A clothing brand procures its ready-made garments from factories in several countries in Asia. With customers continuously expecting new and cheap clothing items, the company is required to operate at high speeds and to demand quick, flexible and cheap production from its suppliers in order to keep up. During the scoping assessment it executed in Step 2, the company finds that they are running the risk of unauthorised subcontracting by the factories in its supply chain. In order to determine appropriate action to mitigate the labour and human rights risks that are associated with informal work, the company commissions additional research. They find that in South Asia, over 80 per cent of women in non-agricultural jobs are in informal employment.
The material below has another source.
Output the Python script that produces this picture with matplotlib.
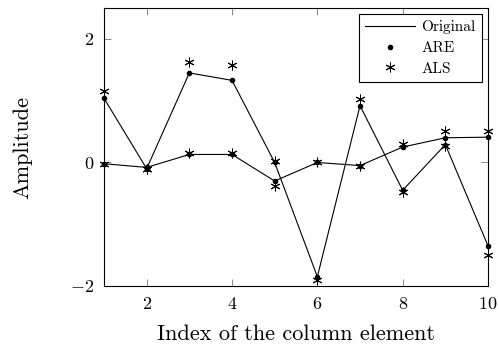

This is important to realise when designing and implementing mitigating action to address informal work. The lack of social protections in the informal sector has long-term impacts on women. For example, fewer women receive pensions globally, and as a result, more elderly women are now living in poverty.

The company realises that eliminating informal work from a company’s supply chain is not necessarily the best solution for these informal workers, and will disproportionately affect women. This may result in excluding these workers altogether, leaving them without income and social protection. Therefore, the company opts to engage with their suppliers and the informal sector, designing a multi-pronged approach that promotes the formalisation of informal workers alongside skills upgrading, access to social services, and social dialogue.

Apply Gender Lens

Whether the company is taking action itself or is leveraging its partners to address adverse impacts, it is important to investigate the gendered effects of those impacts in deciding on the appropriate mitigating actions. In Step 4, we explore the importance of assessing the impact of the mitigation actions on an ongoing basis to ensure they have the intended effects, without unintended negative consequences.